— TASK DETAILS —
Extract, in full, the lines below, beginning at the first and ending with the line that contains "const highlightIds = [530,358,35,508,218,195,217,578,193,216];". Pictures do not belong in the copy.

— DATASET CONTENT —
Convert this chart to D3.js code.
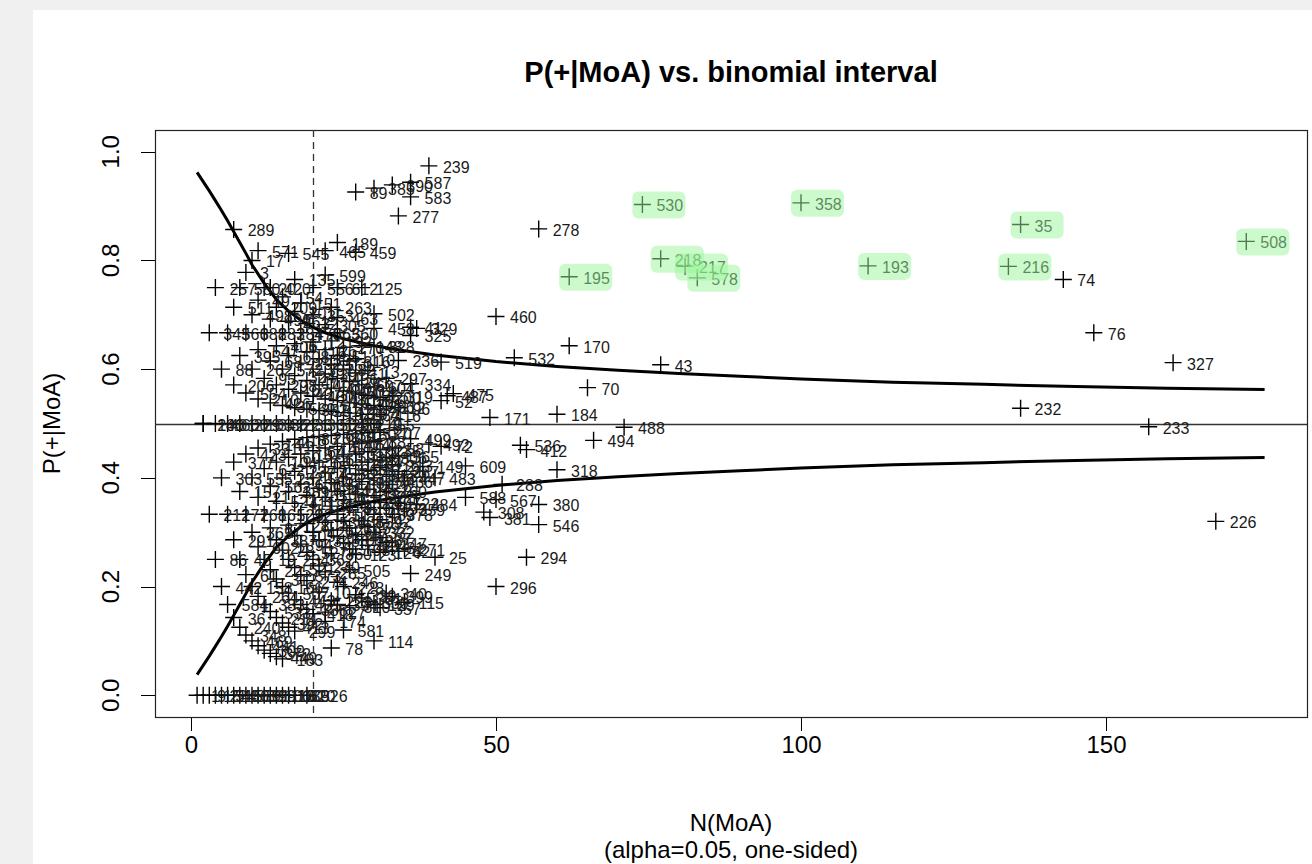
<!DOCTYPE html>
<html><head><meta charset="utf-8">
<script src="https://cdn.jsdelivr.net/npm/d3@7"></script>
<style>
html,body{margin:0;padding:0;background:#f0f0f0;}
svg{display:block;}
text{font-family:"Liberation Sans",Arial,sans-serif;}
</style></head><body>
<svg id="chart" width="1312" height="864"></svg>
<script>
// ---------- data ----------
const chartTitle = "P(+|MoA) vs. binomial interval";
const xLabel1 = "N(MoA)";
const xLabel2 = "(alpha=0.05, one-sided)";
const yLabel = "P(+|MoA)";
const xTicks = [0, 50, 100, 150];
const yTicks = [0, 0.2, 0.4, 0.6, 0.8, 1.0];
const yTickLabels = ["0.0", "0.2", "0.4", "0.6", "0.8", "1.0"];
const cutoffN = 20;
const refP = 0.5;

const curveN = [1,2,3,4,5,6,7,8,9,10,12,14,16,18,20,22,25,30,35,40,45,50,60,70,80,90,100,115,130,145,160,176];
const upperP = [0.962,0.945,0.928,0.910,0.892,0.873,0.853,0.833,0.813,0.792,0.758,0.728,0.707,0.690,0.677,0.667,0.656,0.643,0.634,0.626,0.620,0.614,0.605,0.598,0.592,0.587,0.582,0.576,0.572,0.568,0.565,0.5625];
const lowerP = [0.038,0.055,0.072,0.090,0.108,0.127,0.147,0.167,0.187,0.208,0.242,0.272,0.293,0.310,0.323,0.333,0.344,0.357,0.366,0.374,0.380,0.386,0.395,0.402,0.408,0.413,0.418,0.424,0.428,0.432,0.435,0.4375];

const highlightIds = [530,358,35,508,218,195,217,578,193,216];

// [id, N, P]
const outerPoints = [
 [239,39,0.974],[89,27,0.926],[385,30,0.933],[390,33,0.939],[587,36,0.944],[583,36,0.917],[277,34,0.882],
 [278,57,0.858],[530,74,0.903],[358,100,0.906],[35,136,0.866],[508,173,0.835],[218,77,0.803],[217,81,0.789],
 [578,83,0.768],[195,62,0.770],[193,111,0.790],[216,134,0.789],[74,143,0.765],[76,148,0.667],[327,161,0.612],
 [232,136,0.528],[233,157,0.494],[226,168,0.320],
 [460,50,0.697],[170,62,0.643],[532,53,0.621],[43,77,0.608],[70,65,0.566],[171,49,0.511],[184,60,0.517],
 [488,71,0.493],[494,66,0.469],[536,54,0.460],[412,55,0.452],[318,60,0.415],[288,51,0.388],[380,57,0.351],
 [546,57,0.314],[381,49,0.327],[567,50,0.360],[308,48,0.337],[294,55,0.254],[296,50,0.200],
 [519,41,0.613],[236,34,0.616],[110,27,0.619],[328,30,0.643],[502,30,0.702],[463,24,0.695],[263,23,0.714],
 [458,30,0.675],[41,36,0.677],[329,37,0.675],[325,36,0.662],[13,29,0.597],[297,32,0.583],[334,36,0.573],
 [319,33,0.551],[487,42,0.551],[52,41,0.542],[475,43,0.555],[416,31,0.516],[207,31,0.484],[499,36,0.472],
 [492,39,0.462],[72,41,0.458],[235,31,0.452],[149,38,0.421],[609,45,0.422],[483,40,0.400],[484,37,0.351],
 [588,45,0.364],[27,31,0.290],[62,34,0.265],[271,35,0.270],[124,31,0.263],[25,40,0.254],[249,36,0.224],
 [115,35,0.171],[351,28,0.179],[310,26,0.165],[127,22,0.153],[413,16,0.125],[581,25,0.120],[114,30,0.100],
 [78,23,0.087],[183,15,0.067],
 [289,7,0.857],[571,11,0.818],[545,16,0.813],[189,24,0.833],[465,22,0.818],[459,27,0.815],[3,9,0.778],
 [599,22,0.773],[612,24,0.750],[125,28,0.750],[135,17,0.765],[257,4,0.750],[420,13,0.750],[580,8,0.750]
];

const zeroRow = [
 [1,1,0],[9,2,0],[15,3,0],[22,4,0],[31,5,0],[40,6,0],[48,7,0],[55,8,0],[63,9,0],[80,10,0],[91,11,0],
 [99,12,0],[106,13,0],[118,14,0],[130,15,0],[139,16,0],[620,17,0],[326,19,0]
];

const clusterPoints = [
 [140,2,0.5],[201,2,0.5],
 [212,3,0.333],[343,3,0.667],
 [86,4,0.25],[401,4,0.5],
 [442,5,0.2],[303,5,0.4],[88,5,0.6],
 [584,6,0.167],[177,6,0.333],[600,6,0.5],[566,6,0.667],
 [36,7,0.143],[291,7,0.286],[377,7,0.429],[206,7,0.571],[511,7,0.714],
 [240,8,0.125],[45,8,0.25],[157,8,0.375],[229,8,0.5],[395,8,0.625],
 [348,9,0.111],[61,9,0.222],[268,9,0.333],[423,9,0.444],[554,9,0.556],[388,9,0.667],
 [469,10,0.1],[158,10,0.2],[363,10,0.3],[555,10,0.4],[103,10,0.5],[262,10,0.6],[498,10,0.7],[17,10,0.8],
 [441,11,0.091],[264,11,0.182],[602,11,0.273],[21,11,0.364],[331,11,0.455],[210,11,0.545],[547,11,0.636],[49,11,0.727],
 [309,12,0.083],[383,12,0.167],[19,12,0.25],[161,12,0.333],[622,12,0.417],[342,12,0.5],[95,12,0.583],[283,12,0.667],[20,12,0.75],
 [372,13,0.077],[533,13,0.154],[225,13,0.231],[87,13,0.308],[562,13,0.385],[144,13,0.462],[426,13,0.538],[68,13,0.615],[496,13,0.692],
 [449,14,0.071],[214,14,0.143],[312,14,0.214],[387,14,0.286],[523,14,0.357],[104,14,0.429],[361,14,0.5],[298,14,0.571],[406,14,0.643],[209,14,0.714],
 [392,15,0.133],[166,15,0.2],[28,15,0.267],[529,15,0.333],[252,15,0.4],[451,15,0.467],[37,15,0.533],[572,15,0.6],[284,15,0.667],[154,15,0.733],
 [507,16,0.188],[234,16,0.25],[128,16,0.313],[389,16,0.375],[60,16,0.438],[221,16,0.5],[162,16,0.563],[608,16,0.625],[261,16,0.688],
 [299,17,0.118],[443,17,0.176],[521,17,0.235],[105,17,0.294],[411,17,0.353],[237,17,0.412],[18,17,0.471],[569,17,0.529],[324,17,0.588],[5,17,0.647],[201,17,0.706],
 [435,18,0.167],[573,18,0.222],[94,18,0.278],[321,18,0.333],[606,18,0.389],[187,18,0.444],[33,18,0.5],[437,18,0.556],[292,18,0.611],[470,18,0.667],[151,18,0.722],
 [338,19,0.158],[274,19,0.211],[527,19,0.263],[202,19,0.316],[165,19,0.368],[515,19,0.421],[83,19,0.474],[352,19,0.526],[471,19,0.579],[116,19,0.632],[32,19,0.684],
 [418,20,0.15],[362,20,0.25],[429,20,0.3],[186,20,0.35],[548,20,0.4],[64,20,0.45],[301,20,0.5],[480,20,0.55],[397,20,0.6],[12,20,0.65],[353,20,0.7],[556,20,0.75],
 [107,21,0.19],[230,21,0.238],[345,21,0.286],[121,21,0.333],[594,21,0.381],[66,21,0.429],[258,21,0.476],[181,21,0.524],[408,21,0.571],[39,21,0.619],[563,21,0.667],
 [174,22,0.136],[285,22,0.227],[71,22,0.273],[539,22,0.318],[196,22,0.364],[453,22,0.409],[145,22,0.455],[504,22,0.5],[248,22,0.545],[391,22,0.591],[26,22,0.636],[305,22,0.682],
 [223,23,0.174],[360,23,0.261],[525,23,0.304],[113,23,0.348],[317,23,0.391],[65,23,0.435],[603,23,0.478],[142,23,0.522],[410,23,0.565],[550,23,0.609],[192,23,0.652],
 [394,24,0.167],[246,24,0.208],[344,24,0.292],[517,24,0.333],[44,24,0.375],[366,24,0.417],[579,24,0.458],[290,24,0.5],[101,24,0.542],[456,24,0.583],[51,24,0.625],[560,24,0.667],
 [228,25,0.2],[122,25,0.28],[438,25,0.32],[7,25,0.36],[253,25,0.4],[593,25,0.44],[341,25,0.48],[134,25,0.52],[450,25,0.56],[82,25,0.6],[270,25,0.64],
 [505,26,0.231],[198,26,0.269],[367,26,0.308],[90,26,0.346],[402,26,0.385],[163,26,0.423],[474,26,0.462],[34,26,0.5],[520,26,0.538],[243,26,0.577],[316,26,0.615],
 [339,27,0.185],[123,27,0.259],[47,27,0.296],[433,27,0.37],[279,27,0.407],[553,27,0.444],[150,27,0.481],[267,27,0.519],[414,27,0.556],[11,27,0.593],
 [386,28,0.286],[559,28,0.321],[126,28,0.357],[311,28,0.393],[464,28,0.429],[57,28,0.464],[219,28,0.5],[398,28,0.536],[607,28,0.571],[148,28,0.643],
 [330,29,0.172],[231,29,0.276],[592,29,0.31],[98,29,0.345],[452,29,0.379],[16,29,0.414],[313,29,0.448],[537,29,0.483],[84,29,0.517],[355,29,0.552],
 [129,30,0.167],[332,30,0.3],[489,30,0.333],[222,30,0.367],[146,30,0.4],[575,30,0.433],[38,30,0.467],[455,30,0.5],[266,30,0.533],[604,30,0.567],
 [357,31,0.161],[42,31,0.323],[497,31,0.355],[281,31,0.387],[119,31,0.419],[200,31,0.548],
 [340,32,0.188],[247,32,0.281],[493,32,0.344],[160,32,0.375],[589,32,0.406],[306,32,0.438],[112,32,0.531],
 [399,33,0.182],[81,33,0.273],[378,33,0.333],[436,33,0.394],[213,33,0.424],[58,33,0.455],
 [522,34,0.353],[287,34,0.412],[565,34,0.441],[96,34,0.529],
 [259,35,0.343],[447,35,0.4]
];

// ---------- drawing ----------
const svg = d3.select("#chart");
svg.append("rect").attr("x",33).attr("y",10).attr("width",1312-33).attr("height",864-10).attr("fill","#ffffff");

const L = 155, R = 1307, T = 130, B = 717;
const x = d3.scaleLinear().domain([-5.9, 182.95]).range([L, R]);
const y = d3.scaleLinear().domain([-0.04, 1.04]).range([B, T]);

// title
svg.append("text").attr("x",(L+R)/2).attr("y",82).attr("text-anchor","middle")
  .attr("font-size",29).attr("font-weight","bold").attr("fill","#000").text(chartTitle);

// x axis
const xAxis = d3.axisBottom(x).tickValues(xTicks).tickSize(14).tickPadding(5).tickFormat(d3.format("d"));
const gx = svg.append("g").attr("transform",`translate(0,${B})`).call(xAxis);
gx.select(".domain").remove();
gx.selectAll(".tick line").attr("stroke","#000").attr("stroke-width",1);
gx.selectAll(".tick text").attr("font-size",24).attr("fill","#000").attr("font-family","Liberation Sans, Arial, sans-serif");
svg.append("line").attr("x1",x(xTicks[0])).attr("x2",x(xTicks[xTicks.length-1])).attr("y1",B+0.5).attr("y2",B+0.5).attr("stroke","#000");

// y axis
const gy = svg.append("g");
gy.selectAll("line.tk").data(yTicks).join("line").attr("class","tk")
  .attr("x1",L-14).attr("x2",L).attr("y1",d=>Math.round(y(d))+0.5).attr("y2",d=>Math.round(y(d))+0.5).attr("stroke","#000");
gy.selectAll("text").data(yTicks).join("text")
  .attr("transform",(d)=>`translate(119,${y(d)}) rotate(-90)`)
  .attr("text-anchor","middle").attr("font-size",24).attr("fill","#000")
  .text((d,i)=>yTickLabels[i]);
svg.append("line").attr("x1",L+0.5).attr("x2",L+0.5).attr("y1",y(yTicks[0])).attr("y2",y(yTicks[yTicks.length-1])).attr("stroke","#000");

// axis titles
svg.append("text").attr("x",(L+R)/2).attr("y",831).attr("text-anchor","middle").attr("font-size",24).attr("fill","#000").text(xLabel1);
svg.append("text").attr("x",(L+R)/2).attr("y",858).attr("text-anchor","middle").attr("font-size",24).attr("fill","#000").text(xLabel2);
svg.append("text").attr("transform",`translate(60,${(T+B)/2}) rotate(-90)`).attr("text-anchor","middle").attr("font-size",24).attr("fill","#000").text(yLabel);

// plot frame
svg.append("rect").attr("x",L+0.5).attr("y",T+0.5).attr("width",R-L).attr("height",B-T)
  .attr("fill","none").attr("stroke","#222").attr("stroke-width",1.2);

// reference lines
svg.append("line").attr("x1",L).attr("x2",R).attr("y1",Math.round(y(refP))+0.5).attr("y2",Math.round(y(refP))+0.5)
  .attr("stroke","#333").attr("stroke-width",1.3);
svg.append("line").attr("x1",Math.round(x(cutoffN))+0.5).attr("x2",Math.round(x(cutoffN))+0.5).attr("y1",T).attr("y2",B)
  .attr("stroke","#333").attr("stroke-width",1.3).attr("stroke-dasharray","7,5");

// interval curves
const line = d3.line().x(d=>x(d[0])).y(d=>y(d[1]));
svg.append("path").datum(curveN.map((n,i)=>[n,upperP[i]])).attr("d",line)
  .attr("fill","none").attr("stroke","#000").attr("stroke-width",3);
svg.append("path").datum(curveN.map((n,i)=>[n,lowerP[i]])).attr("d",line)
  .attr("fill","none").attr("stroke","#000").attr("stroke-width",3);

// points
const allPoints = zeroRow.concat(clusterPoints, outerPoints);
const gp = svg.append("g");
gp.selectAll("path").data(allPoints).join("path")
  .attr("transform",d=>`translate(${x(d[1])},${y(d[2])})`)
  .attr("d","M-8.5,0H8.5M0,-8.5V8.5").attr("stroke","#000").attr("stroke-width",1.4).attr("fill","none");
gp.selectAll("text").data(allPoints).join("text")
  .attr("x",d=>x(d[1])+14).attr("y",d=>y(d[2])+7)
  .attr("font-size",16).attr("fill","#1a1a1a").text(d=>d[0]);

// highlight overlays
const hl = outerPoints.filter(d=>highlightIds.includes(d[0]));
svg.append("g").selectAll("rect").data(hl).join("rect")
  .attr("x",d=>x(d[1])-10).attr("y",d=>y(d[2])-13).attr("width",53).attr("height",27)
  .attr("rx",6).attr("ry",6).attr("fill","rgb(153,245,153)").attr("fill-opacity",0.5);
</script>
</body></html>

— RESPONSE BELOW —
Convert this chart to D3.js code.
<!DOCTYPE html>
<html><head><meta charset="utf-8">
<script src="https://cdn.jsdelivr.net/npm/d3@7"></script>
<style>
html,body{margin:0;padding:0;background:#f0f0f0;}
svg{display:block;}
text{font-family:"Liberation Sans",Arial,sans-serif;}
</style></head><body>
<svg id="chart" width="1312" height="864"></svg>
<script>
// ---------- data ----------
const chartTitle = "P(+|MoA) vs. binomial interval";
const xLabel1 = "N(MoA)";
const xLabel2 = "(alpha=0.05, one-sided)";
const yLabel = "P(+|MoA)";
const xTicks = [0, 50, 100, 150];
const yTicks = [0, 0.2, 0.4, 0.6, 0.8, 1.0];
const yTickLabels = ["0.0", "0.2", "0.4", "0.6", "0.8", "1.0"];
const cutoffN = 20;
const refP = 0.5;

const curveN = [1,2,3,4,5,6,7,8,9,10,12,14,16,18,20,22,25,30,35,40,45,50,60,70,80,90,100,115,130,145,160,176];
const upperP = [0.962,0.945,0.928,0.910,0.892,0.873,0.853,0.833,0.813,0.792,0.758,0.728,0.707,0.690,0.677,0.667,0.656,0.643,0.634,0.626,0.620,0.614,0.605,0.598,0.592,0.587,0.582,0.576,0.572,0.568,0.565,0.5625];
const lowerP = [0.038,0.055,0.072,0.090,0.108,0.127,0.147,0.167,0.187,0.208,0.242,0.272,0.293,0.310,0.323,0.333,0.344,0.357,0.366,0.374,0.380,0.386,0.395,0.402,0.408,0.413,0.418,0.424,0.428,0.432,0.435,0.4375];

const highlightIds = [530,358,35,508,218,195,217,578,193,216];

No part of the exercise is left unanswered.